CLIP Model Document Classification Category Overlap Issue
The current CLIP model implementation is unable to properly distinguish between similar document categories, particularly between receipts and invoices. When processing documents like detailed sales reports, the model shows significant overlap in confidence scores between categories that should be more distinctly classified.
Current Categories
CLIP_CATEGORIES = [
"receipt",
"invoice (table with with brought items and their price)",
"cheque",
"logo",
"document",
"blank document",
"form",
"contract",
"letter",
"chart",
"graph"
]
Problem
-
Category Overlap:
- Receipt vs Invoice: Model struggles to differentiate between these when processing sales documents
-
Example Case: When processing a restaurant sales report containing:
- Itemized sales data
- Payment summaries
- Tax calculations
- Business information
The model produces ambiguous confidence scores between "receipt" and "invoice" categories.
Impact
- Unreliable classification results
- High uncertainty in document type determination
- Reduced accuracy in automated document processing
- Manual intervention often needed for correct categorization
Proposed Solutions
-
Refine Category Definitions:
- Add more specific categories like "sales_report", "financial_statement"
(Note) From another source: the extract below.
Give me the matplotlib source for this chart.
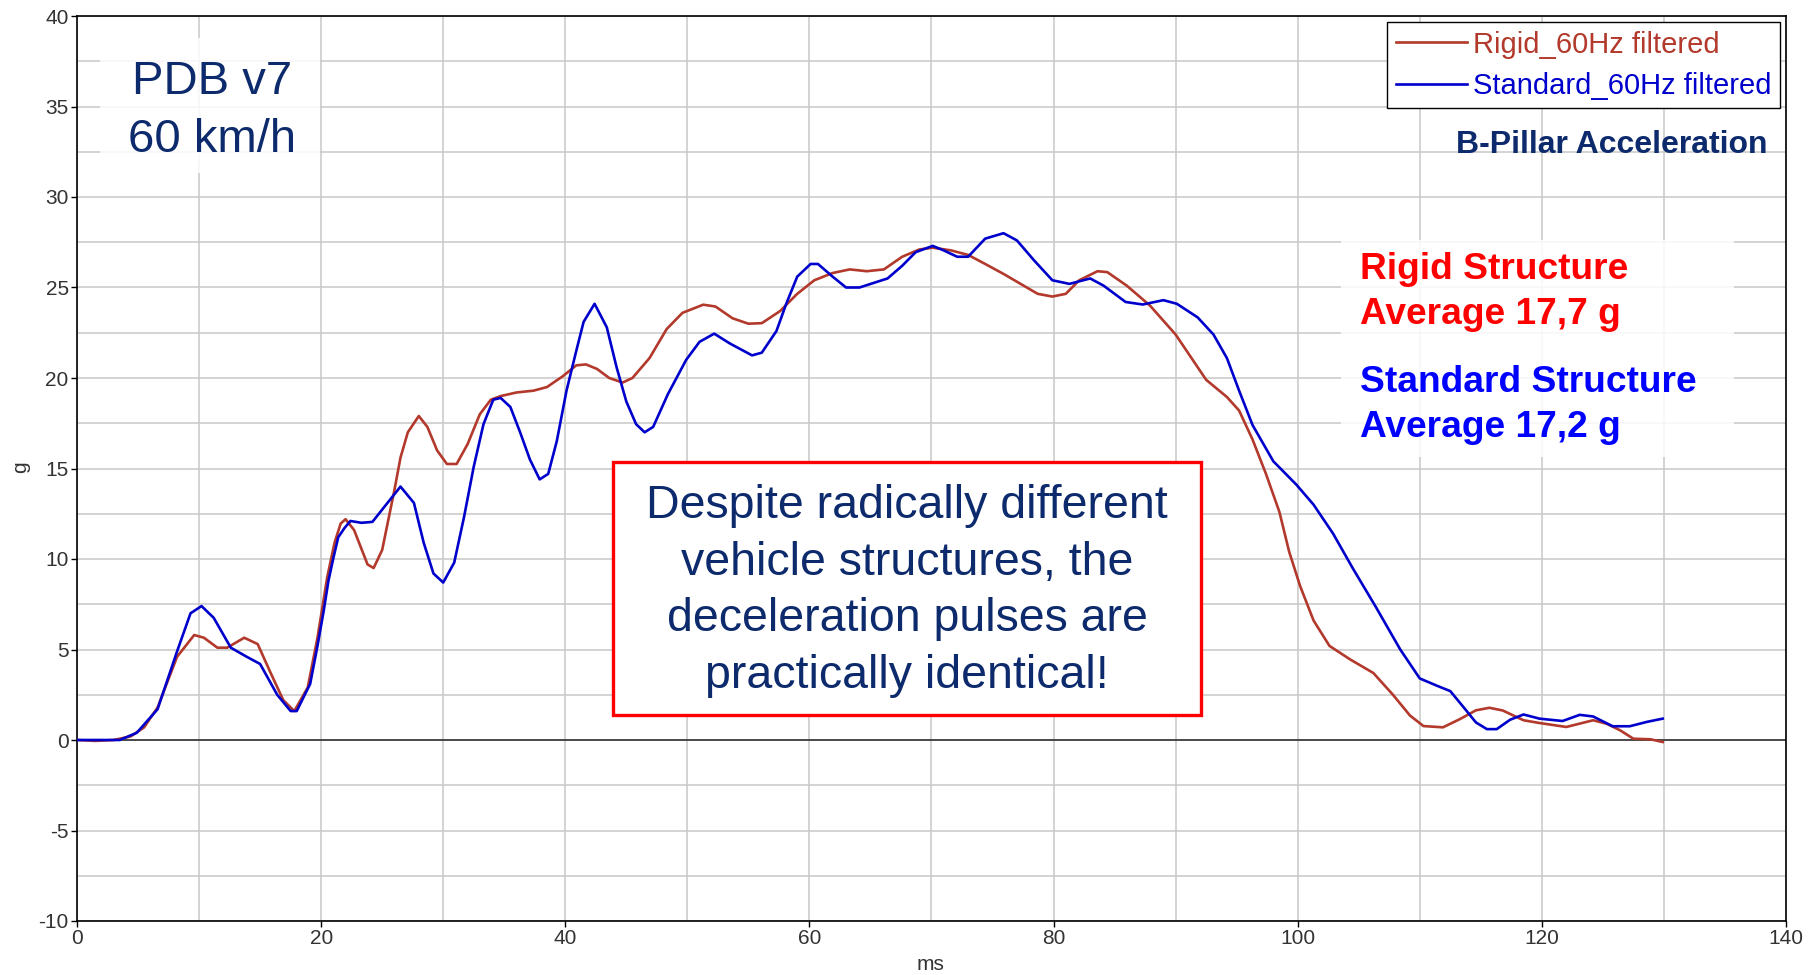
import numpy as np
import matplotlib
matplotlib.use("Agg")
import matplotlib.pyplot as plt
from matplotlib.ticker import MultipleLocator
from matplotlib.patches import Rectangle

plt.rcParams["font.family"] = ["Liberation Sans", "DejaVu Sans"]
plt.rcParams["axes.unicode_minus"] = False

# B-pillar acceleration (g) against time (ms)
rigid_ms = [0, 1.5, 3.0, 4.4, 5.5, 6.6, 8.2, 9.6, 10.4, 11.5, 12.3, 13.7, 14.8,
            15.8, 16.9, 17.8, 18.9, 19.7, 20.5, 21.1, 21.6, 22.0, 22.7, 23.8,
            24.3, 25.0, 26.0, 26.5, 27.1, 28.0, 28.7, 29.5, 30.3, 31.1, 32.0,
            33.0, 33.9, 34.7, 36.0, 37.4, 38.5, 39.8, 40.9, 41.7, 42.6, 43.6,
            44.7, 45.5, 46.9, 48.3, 49.6, 51.3, 52.3, 53.7, 55.0, 56.1, 57.6,
            59.0, 60.4, 61.9, 63.3, 64.7, 66.1, 67.6, 69.0, 70.1, 71.6, 73.0,
            74.4, 75.9, 77.3, 78.7, 79.9, 81.0, 82.1, 83.6, 84.4, 86.0, 87.9,
            90.0, 91.1, 92.5, 94.2, 95.2, 96.3, 97.4, 98.5, 99.3, 100.2, 101.3,
            102.6, 104.3, 106.2, 107.8, 109.2, 110.3, 111.9, 113.3, 114.6,
            115.7, 116.8, 118.5, 119.8, 122.0, 124.2, 125.3, 126.4, 127.5,
            128.9, 129.9]
rigid_g = [0, -0.05, 0.0, 0.2, 0.7, 1.8, 4.6, 5.8, 5.65, 5.1, 5.1, 5.65, 5.3,
           3.8, 2.2, 1.6, 2.9, 5.65, 9.0, 10.9, 11.96, 12.2, 11.6, 9.7,
           9.5, 10.5, 13.8, 15.6, 17.0, 17.9, 17.3, 16.0, 15.25, 15.25, 16.35,
           18.0, 18.8, 19.0, 19.2, 19.3, 19.5, 20.1, 20.7, 20.75, 20.5, 20.0,
           19.75, 20.0, 21.1, 22.7, 23.6, 24.05, 23.95, 23.3, 23.0, 23.03, 23.7,
           24.65, 25.4, 25.8, 26.0, 25.9, 26.0, 26.7, 27.1, 27.2, 27.05, 26.8,
           26.3, 25.75, 25.2, 24.65, 24.5, 24.65, 25.4, 25.9, 25.85, 25.1, 24.0,
           22.4, 21.3, 19.9, 18.95, 18.2, 16.6, 14.7, 12.6, 10.4, 8.5, 6.6,
           5.2, 4.45, 3.7, 2.5, 1.35, 0.77, 0.7, 1.16, 1.64,
           1.78, 1.63, 1.09, 0.94, 0.72, 1.09, 0.9, 0.54, 0.07,
           0.04, -0.11]

standard_ms = [0, 3.5, 4.9, 6.6, 8.2, 9.3, 10.2, 11.2, 12.6, 13.9, 15.0, 16.4,
               17.5, 18.0, 19.1, 19.7, 20.2, 20.6, 21.0, 21.4, 21.9, 22.4,
               23.3, 24.2, 25.2, 26.5, 27.6, 28.4, 29.2, 30.0, 30.9, 31.7,
               32.5, 33.3, 34.1, 34.7, 35.5, 36.3, 37.1, 37.9, 38.6, 39.3,
               40.1, 40.9, 41.5, 42.4, 43.4, 44.2, 45.0, 45.8, 46.5, 47.2,
               48.4, 49.9, 51.0, 52.2, 53.5, 55.3, 56.1, 57.3, 58.1, 59.0,
               60.1, 60.7, 61.9, 63.0, 64.1, 66.4, 67.6, 68.7, 70.1, 71.0,
               72.1, 73.0, 74.4, 75.9, 77.0, 78.4, 79.9, 81.3, 83.0, 84.1,
               85.9, 87.3, 89.0, 90.1, 91.8, 93.1, 94.2, 95.2, 96.3, 98.0,
               99.9, 101.3, 102.9, 104.5, 106.4, 108.4, 110.0, 111.4, 112.5,
               113.6, 114.6, 115.5, 116.3, 117.4, 118.5, 119.8, 121.7, 123.1,
               124.2, 125.8, 127.2, 128.6, 129.9]
standard_g = [0, 0.0, 0.4, 1.7, 4.9, 7.0, 7.4, 6.75, 5.1, 4.6, 4.2, 2.5,
              1.6, 1.6, 3.1, 5.2, 7.1, 8.8, 10.05, 11.2, 11.7, 12.1,
              12.0, 12.05, 12.9, 14.0, 13.1, 10.9, 9.2, 8.7, 9.8, 12.3,
              15.1, 17.45, 18.8, 18.9, 18.4, 17.0, 15.5, 14.4, 14.7, 16.5,
              19.3, 21.5, 23.1, 24.1, 22.8, 20.6, 18.7, 17.45, 17.0, 17.3,
              19.1, 21.0, 22.0, 22.45, 21.9, 21.25, 21.4, 22.6, 24.1, 25.6,
              26.3, 26.3, 25.6, 25.0, 25.0, 25.5, 26.2, 26.95, 27.3, 27.05,
              26.7, 26.7, 27.7, 28.0, 27.6, 26.5, 25.4, 25.2, 25.5, 25.1,
              24.2, 24.06, 24.3, 24.1, 23.35, 22.4, 21.1, 19.3, 17.4, 15.4,
              14.1, 13.0, 11.4, 9.5, 7.35, 5.0, 3.4, 3.0, 2.7,
              1.8, 0.97, 0.6, 0.6, 1.12, 1.41, 1.18, 1.05, 1.39,
              1.3, 0.76, 0.76, 1.0, 1.18]

series_labels = ["Rigid_60Hz filtered", "Standard_60Hz filtered"]
x_ticks = np.arange(0, 141, 20)
y_ticks = np.arange(-10, 41, 5)

RED_LINE = "#b2392b"
BLUE_LINE = "#0000cc"
NAVY = "#0c2a6c"

W, H = 1816, 975
fig = plt.figure(figsize=(W / 100, H / 100), dpi=100)
ax = fig.add_axes([77 / W, 1 - 921 / H, (1786 - 77) / W, (921 - 16) / H])


def fx(px):
    return px / W


def fy(py):
    return 1 - py / H


ax.set_xlim(0, 140)
ax.set_ylim(-10, 40)
ax.set_xticks(x_ticks)
ax.set_yticks(y_ticks)
ax.xaxis.set_minor_locator(MultipleLocator(10))
ax.yaxis.set_minor_locator(MultipleLocator(2.5))
ax.grid(which="both", color="#c8c8c8", linewidth=1.1, zorder=0)
ax.set_axisbelow(True)
ax.tick_params(which="minor", length=0)
ax.tick_params(which="major", length=4, width=1, pad=2, labelsize=15,
               labelcolor="#333333")
for s in ax.spines.values():
    s.set_linewidth(1.2)
ax.axhline(0, color="#333333", linewidth=1.2, zorder=1)

ax.plot(rigid_ms, rigid_g, color=RED_LINE, linewidth=1.9, label=series_labels[0],
        solid_joinstyle="round", zorder=3)
ax.plot(standard_ms, standard_g, color=BLUE_LINE, linewidth=1.9, label=series_labels[1],
        solid_joinstyle="round", zorder=4)

leg = ax.legend(loc="upper right", fontsize=21, handlelength=2.45, handletextpad=0.2,
                borderpad=0.3, labelspacing=0.45, borderaxespad=0.2,
                fancybox=False, framealpha=1, edgecolor="black")
leg.get_frame().set_linewidth(1.0)
leg.set_zorder(10)
for t, c in zip(leg.get_texts(), [RED_LINE, BLUE_LINE]):
    t.set_color(c)

fig.text(fx(21), fy(467), "g", rotation=90, ha="center", va="center",
         fontsize=15, color="#333333")
fig.text(fx(930), fy(965), "ms", ha="center", va="center", fontsize=15,
         color="#333333")

# faint boxes behind annotation text
fig.patches.append(Rectangle((fx(100), fy(173)), fx(220), 135 / H,
                             transform=fig.transFigure, facecolor="white",
                             alpha=0.85, edgecolor="none", zorder=5))
fig.patches.append(Rectangle((fx(1341), fy(457)), fx(393), 217 / H,
                             transform=fig.transFigure, facecolor="white",
                             alpha=0.85, edgecolor="none", zorder=5))

fig.text(fx(212), fy(111), "PDB v7\n60 km/h", ha="center", va="center",
         fontsize=34, color=NAVY, linespacing=1.42, zorder=6)
fig.text(fx(1767), fy(145), "B-Pillar Acceleration", ha="right", va="center",
         fontsize=23, fontweight="bold", color=NAVY, zorder=6)

fig.text(fx(1360), fy(292), "Rigid Structure\nAverage 17,7 g", ha="left",
         va="center", fontsize=26.7, fontweight="bold", color="#ff0000",
         linespacing=1.36, zorder=6)
fig.text(fx(1360), fy(405), "Standard Structure\nAverage 17,2 g", ha="left",
         va="center", fontsize=26.7, fontweight="bold", color="#0000ff",
         linespacing=1.36, zorder=6)

# red-framed message box
fig.patches.append(Rectangle((fx(613), fy(715)), fx(1201 - 613), 253 / H,
                             transform=fig.transFigure, facecolor="white",
                             edgecolor="#ff0000", linewidth=2.4, zorder=5))
fig.text(fx(907), fy(591),
         "Despite radically different\nvehicle structures, the\n"
         "deceleration pulses are\npractically identical!",
         ha="center", va="center", fontsize=33.5, color=NAVY,
         linespacing=1.37, zorder=6)

fig.savefig("out.png", dpi=100)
- Create subcategories for business-specific documents
- Include composite categories for hybrid documents
-
Training Improvements:
- Enhance training data with more diverse document examples
- Include more restaurant-specific financial documents
- Add clear distinguishing features between receipts and invoices
-
Category Refinement:
REFINED_CATEGORIES = [
"simple_receipt", # Basic transaction receipts
"detailed_sales_report", # Comprehensive business sales data
"commercial_invoice", # Formal billing documents
"financial_statement", # Detailed financial reports
"business_document", # General business documentation
"form",
"contract",
"letter",
"chart",
"graph"
]
Additional Context
Test document: Restaurant daily sales report containing detailed financial breakdowns, which received split classifications between receipt and invoice categories.
Labels
- enhancement
- machine-learning
- document-classification
- CLIP-model
- accuracy